What would you do if you held a privatization party and no one came, or cared for that matter?
That’s what’s happening with the nearly completed takeover of Sogou by Tencent, which is buying China’s No. 2 search engine outright after becoming one of its controlling stakeholders eight years ago. While such a headline may have made a big splash a decade ago, it has barely registered on China’s internet since Tencent first unveiled its buyout plan for Sogou last September.
Chinese internet old timers will recall 2013 was the year when Tencent and internet veteran Sohu.com merged their two online search engines into the current Sogou, with Tencent receiving its major stake in the merged company as part of that deal.
Many held out big hopes that the new Sogou would pose the first serious challenge in years to search leader Baidu by combining China’s third and fourth-largest search engines to create a contender with Sohu’s pedigree and Tencent’s deep pockets and wealth of searchable information.
But not much ever came of the combination, which moved one step closer to becoming a wholly owned Tencent subsidiary when the buyout received the anti-monopoly regulator’s official blessing last week. Sougou went public in New York in 2017, and then quickly sank below its IPO price of $13. It was trading at less than a quarter of that price last May, but staged a rally after Tencent announced its plan to take the company private last year at $9 per American depositary share (ADS).
That anti-trust clearance was a relatively positive sign, easing any concerns that the deal could be killed as part of the regulator’s recently aggressive stance targeting China’s largest internet companies —including Tencent — for anti-competitive behavior.
Now it’s probably just a matter of time before the company, whose name means “search dog,” gets the pro forma approval of its shareholders to seal the deal, which would be followed by a de-listing of its shares from New York. The big question after that becomes: Does anyone care? The answer seems hazy at best, and could quite possibly be “no.”
A quick look at the numbers shows why search in China is increasingly losing its luster for both major engine operators and also investors. Baidu has been the top dog in China’s search market for more than a decade after stealing the crown from previous leader Google in the first decade of the 21st century in what was cast as a major victory for homegrown technology over imports.
Google left the market completely in 2010 after a high-profile spat with Beijing over required self-policing rules for content, though many said at the time that was just an excuse for the already-stumbling U.S. giant to leave the market. That left the lucrative China search market to mostly local companies, plus Microsoft’s Chinese version of Bing that never really managed to find an audience.

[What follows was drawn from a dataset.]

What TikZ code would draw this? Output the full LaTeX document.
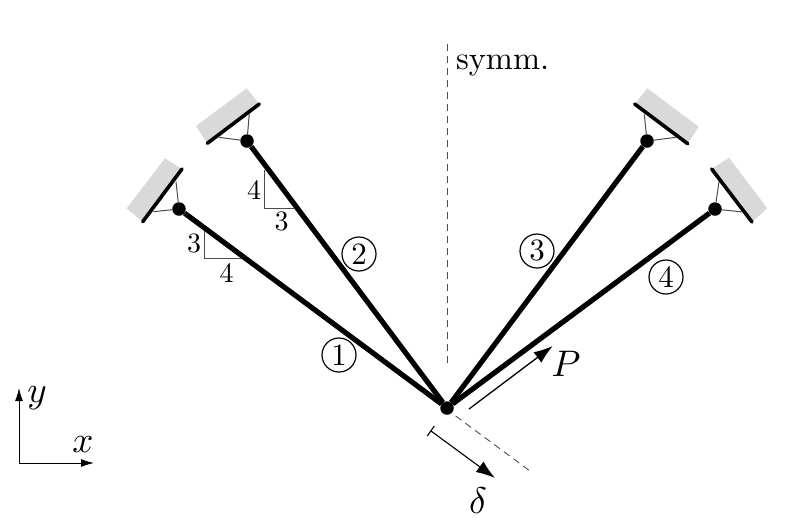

Baidu continued to rule the roost for years, even as it faced a serious challenge at one point from the Haosou engine operated by security software specialist 360 Security Technology. But the latest rankings show Baidu is still king of the castle with 80% of China’s search market in June this year, according to StatCounter Global Stats. Sogou was a distant second with 11% of the market, followed by Bing and Google with miniscule 3.5% and 2.4%, respectively.
But what those market share figures don’t show it that China’s total search pie is rapidly shrinking.
Baidu’s search revenue, defined as online marketing revenue from the Baidu Core section of its business in its most recent reports, slipped 5% in 2020 to 66.3 billion yuan ($10.2 billion) versus 2019. The company defined things slightly differently the previous year, but also noted that overall revenue from online marketing fell 5% in 2019 from 2018.
Sogou’s financial statement looked even worse, with the company’s search revenue plunging 22% last year to $837 million, more than wiping out a 5% gain the previous year. That huge swing, which admittedly was made worse by the Covid-19 outbreak as companies scaled back their marketing budgets, pushed Sogou into the red with a $108 million loss for the year.
The slumping search market seems to owe at least partly to the movement toward super apps like WeChat and Taobao, which jealously guard content created in their ecosystems and often block its indexing by third-party engines like Baidu. At the same time, people like me increasingly eschew Baidu for the simple fact that it quite blatantly favors content created in its own ecosystem in areas like its Wikipedia-like Baike and its Baijia news site.
“Search as a standalone isn’t really an entry point anymore — apps are,” one of my sources told me when asked for his view on the buyout. “So I’m not sure what the rationale is for Tencent’s buyout. Like everyone else I’m curious what Tencent will do with the business. They don’t need it to stab Baidu in the ribs anymore, as Baidu has kind of withered on its own.”
Indeed, Baidu has been struggling to stay relevant in China’s internet realm after losing its long-held status as the nation’s third-largest internet company, behind the much larger Tencent and Alibaba, in 2017. Since then the company has been overtaken by a number of other names as well, including online-to-offline specialist Meituan, e-commerce giant Pinduoduo and even the far-younger and money-losing online video company Kuaishou.
At the end of the day, China’s search market is probably shrinking by about 6% annually, with no indication when the trend might reverse — if ever. Tencent can certainly afford the roughly $2 billion it will need to purchase the stake of Sogou it doesn’t already own. But it may be taking control of a vehicle that’s fast running out of fuel and perhaps simply needs to be retired.